Some crafts disappeared or were significantly reduced due to changes in fashion, market demand, and technology. In particular, changes in fashion hurt those crafts that produced various kinds of embroideries that were only used in traditional clothes and home decorations which were no longer worn or used after 1925. 

 

 

The result was that in number, output, and quality the craftsmen in Isfahan, like elsewhere in Iran, were on the verge of extinction.

 

 

 In the 1930s, in an attempt to preserve and encourage the local production of handicrafts, the government established a school of arts and crafts (Honarestān) in Isfahan. The growing economy after 1950 had a further positive impact in the area of handicrafts. Between 1952 and 1962 the number of craftsmen doubled, while their output almost quadrupled. To provide structural support to the craftsmen, the government established the Handicrafts Center (Markaz-e sÂanāyeʿ-e dasti) in 1963, to provide loans to craftsmen for the purchase of raw materials and other inputs, organize training courses to acquaint craftsmen with the latest technical developments, to provide them with new designs and other ideas on how to improve their products, and to assist them in marketing their products around the world. 

 

 

The emphasis on tradition received fresh impetus in the 1960s when Western-educated art students began to return home, eager to revive some of the styles and techniques of the past.

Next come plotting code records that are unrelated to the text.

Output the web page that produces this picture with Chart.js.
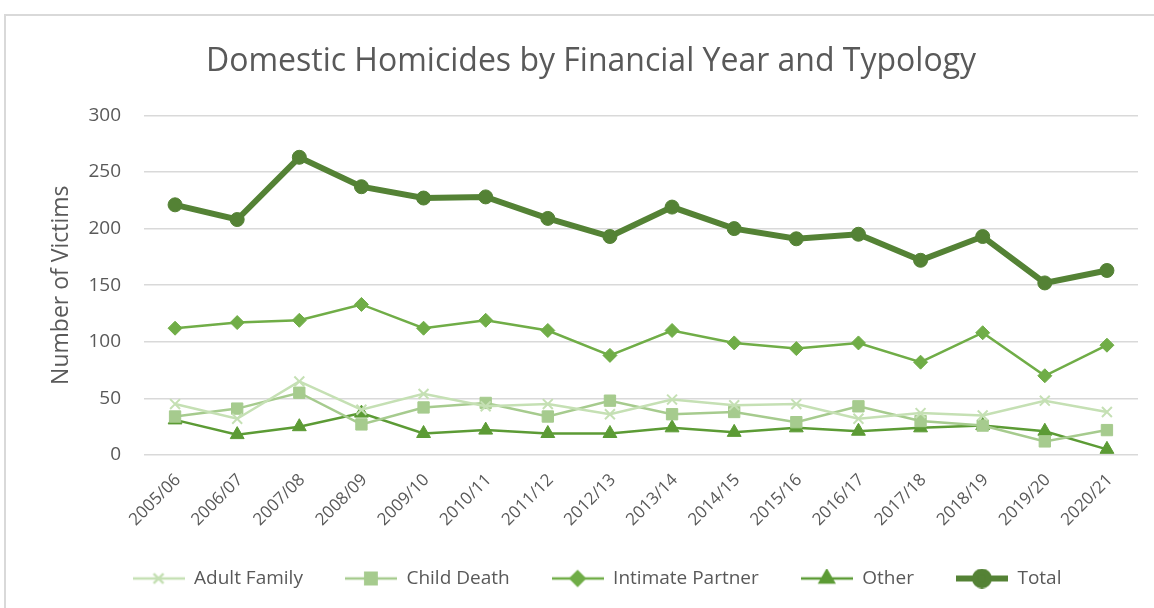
<!DOCTYPE html>
<html>
<head>
<meta charset="utf-8">
<script src="https://cdn.jsdelivr.net/npm/chart.js@4"></script>
<style>
  html, body { margin: 0; padding: 0; background: #fff; overflow: hidden; }
  #frame { position: absolute; left: 4px; top: 14px; width: 1200px; height: 650px;
           border-top: 2px solid #d9d9d9; border-left: 2px solid #d9d9d9; }
  #wrap { position: absolute; left: 0; top: 0; width: 1154px; height: 608px; }
</style>
</head>
<body>
<div id="frame"></div>
<div id="wrap"><canvas id="graph" width="1154" height="608"></canvas></div>
<script>
'use strict';

// 年度ラベル
const years = ['2005/06','2006/07','2007/08','2008/09','2009/10','2010/11','2011/12','2012/13',
               '2013/14','2014/15','2015/16','2016/17','2017/18','2018/19','2019/20','2020/21'];

// 種類ごとの件数
const adultFamily     = [45, 32, 65, 40, 54, 43, 45, 36, 49, 44, 45, 32, 37, 35, 48, 38];
const childDeath      = [34, 41, 55, 27, 42, 46, 34, 48, 36, 38, 29, 43, 30, 26, 12, 22];
const intimatePartner = [112, 117, 119, 133, 112, 119, 110, 88, 110, 99, 94, 99, 82, 108, 70, 97];
const other           = [31, 18, 25, 37, 19, 22, 19, 19, 24, 20, 24, 21, 24, 26, 21, 5];
const total           = [221, 208, 263, 237, 227, 228, 209, 193, 219, 200, 191, 195, 172, 193, 152, 163];

const yTicks = [0, 50, 100, 150, 200, 250, 300];

const textColor = '#595959';
const gridColor = '#d9d9d9';
const fontFamily = "'Open Sans', 'Noto Sans', sans-serif";

// 凡例用の小さな画像（線＋マーカー）
function legendIcon(color, lineWidth, style, r) {
  let c = document.createElement('canvas');
  c.width = 52; c.height = 20;
  let ctx = c.getContext('2d');
  ctx.strokeStyle = color;
  ctx.fillStyle = color;
  ctx.lineWidth = lineWidth;
  ctx.beginPath();
  ctx.moveTo(0, 10); ctx.lineTo(52, 10);
  ctx.stroke();
  Chart.helpers.drawPoint(ctx, {pointStyle: style, radius: r, borderWidth: style === 'crossRot' ? 2 : 1, rotation: 0}, 26, 10);
  return c;
}

const series = [
  {label: 'Adult Family', data: adultFamily, color: '#c5e0b4', style: 'crossRot', r: 7, lw: 2.5},
  {label: 'Child Death', data: childDeath, color: '#a6cb8e', style: 'rect', r: 8, lw: 2.5},
  {label: 'Intimate Partner', data: intimatePartner, color: '#70ad47', style: 'rectRot', r: 7, lw: 2.5},
  {label: 'Other', data: other, color: '#5c9b35', style: 'triangle', r: 8, lw: 2.5},
  {label: 'Total', data: total, color: '#548235', style: 'circle', r: 7, lw: 6}
];

let datasets = series.map(s => ({
  label: s.label,
  data: s.data,
  borderColor: s.color,
  backgroundColor: s.color,
  borderWidth: s.lw,
  pointStyle: s.style,
  pointRadius: s.r,
  pointBorderWidth: s.style === 'crossRot' ? 2 : 1,
  pointBackgroundColor: s.color,
  pointBorderColor: s.color,
  tension: 0,
  legendIcon: legendIcon(s.color, s.lw, s.style, s.r)
}));

// タイトルと凡例は枠全体（画面の右にはみ出している）の中央に寄せる
const centerBoxes = {
  id: 'centerBoxes',
  afterLayout(c) {
    if (c.titleBlock) {
      c.titleBlock.left = 0;
      c.titleBlock.right = 1182;
      c.titleBlock.width = 1182;
    }
    if (c.legend) {
      c.legend.left = 0;
      c.legend.right = 1194;
      c.legend.width = 1194;
    }
  }
};

let chart = new Chart(document.querySelector('#graph').getContext('2d'), {
  type: 'line',
  data: { labels: years, datasets: datasets },
  plugins: [centerBoxes],
  options: {
    responsive: false,
    animation: false,
    layout: { padding: { left: 0, right: 16, top: 0, bottom: 10 } },
    plugins: {
      title: {
        display: true,
        text: 'Domestic Homicides by Financial Year and Typology',
        color: textColor,
        font: { family: fontFamily, size: 32, weight: 'normal' },
        padding: { top: 43, bottom: 34 }
      },
      legend: {
        position: 'bottom',
        labels: {
          color: textColor,
          font: { family: fontFamily, size: 19 },
          usePointStyle: true,
          pointStyleWidth: 52,
          padding: 42,
          generateLabels: function(c) {
            return c.data.datasets.map((d, i) => ({
              text: d.label,
              fillStyle: d.borderColor,
              strokeStyle: d.borderColor,
              fontColor: textColor,
              pointStyle: d.legendIcon,
              datasetIndex: i,
              hidden: false
            }));
          }
        }
      },
      tooltip: { enabled: false }
    },
    scales: {
      x: {
        offset: true,
        grid: { display: false },
        border: { display: false },
        ticks: {
          color: textColor,
          font: { family: fontFamily, size: 17 },
          minRotation: 45, maxRotation: 45, padding: 7, labelOffset: 3
        },
        afterFit: function(scale) { scale.height = 72; }
      },
      y: {
        min: 0, max: 300,
        afterBuildTicks: function(scale) { scale.ticks = yTicks.map(v => ({value: v})); },
        grid: { color: gridColor, lineWidth: 1.5, drawTicks: false },
        border: { display: false },
        ticks: {
          color: textColor,
          font: { family: fontFamily, size: 19 },
          padding: 23
        },
        title: {
          display: true,
          text: 'Number of Victims',
          color: textColor,
          font: { family: fontFamily, size: 23 },
          padding: { top: 48, bottom: 0 }
        },
        afterFit: function(scale) { scale.width = 144; }
      }
    }
  }
});
</script>
</body>
</html>
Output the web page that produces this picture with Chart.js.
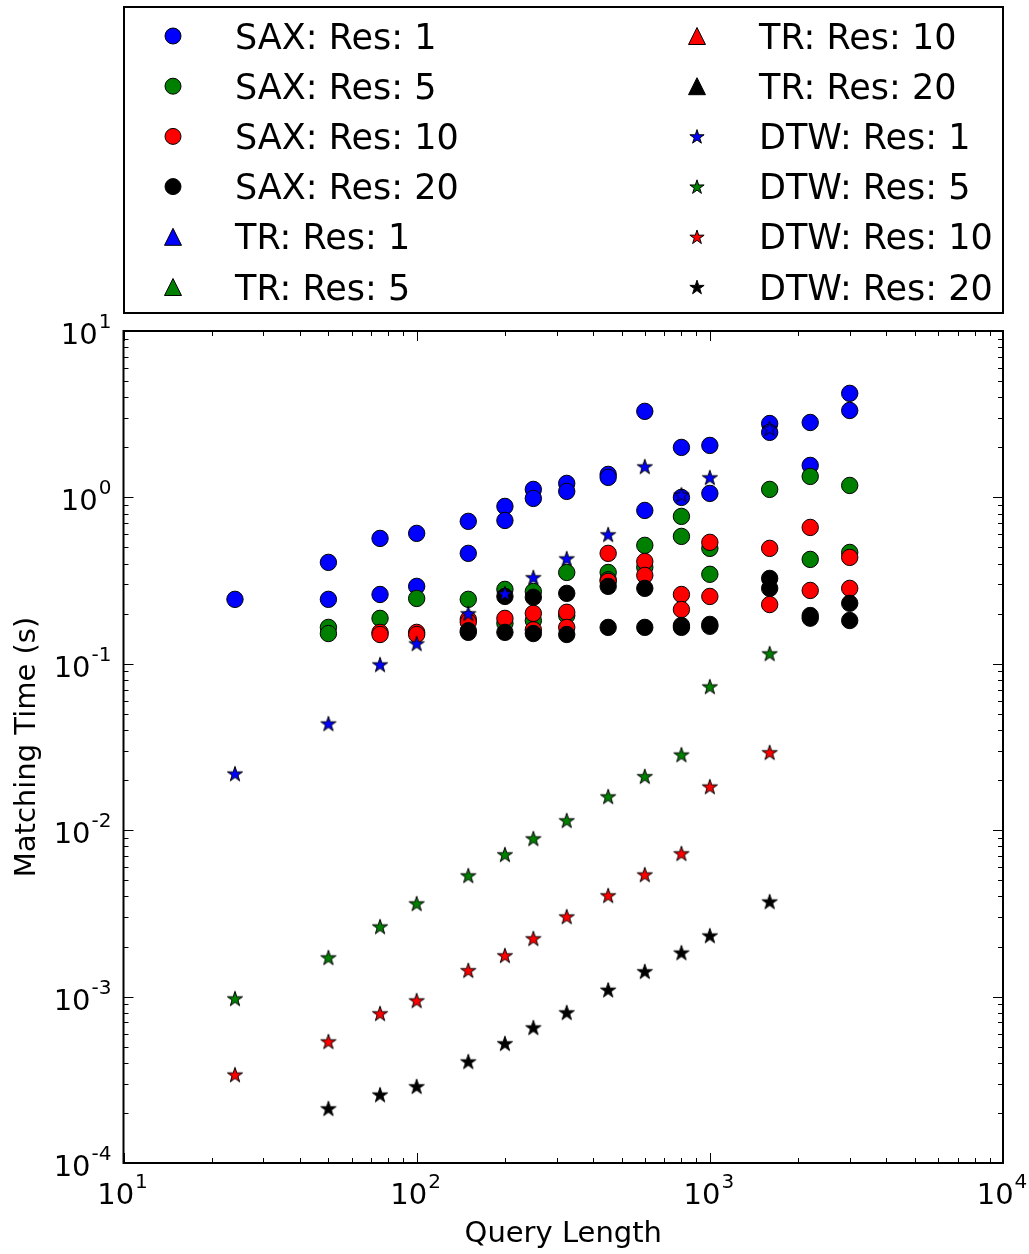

Moreover, for emerging middle-class consumers, decorative value was as important as functionality of the crafts. Architectural decoration, which had begun with restoration of public monuments, was sustained by market demand on the part of neo-traditionalism. As the city grew into a center of tourist attraction, handicrafts flourished. Master craftsmen, working with their apprentices in small ateliers along the bazaar became a tourist attraction themselves.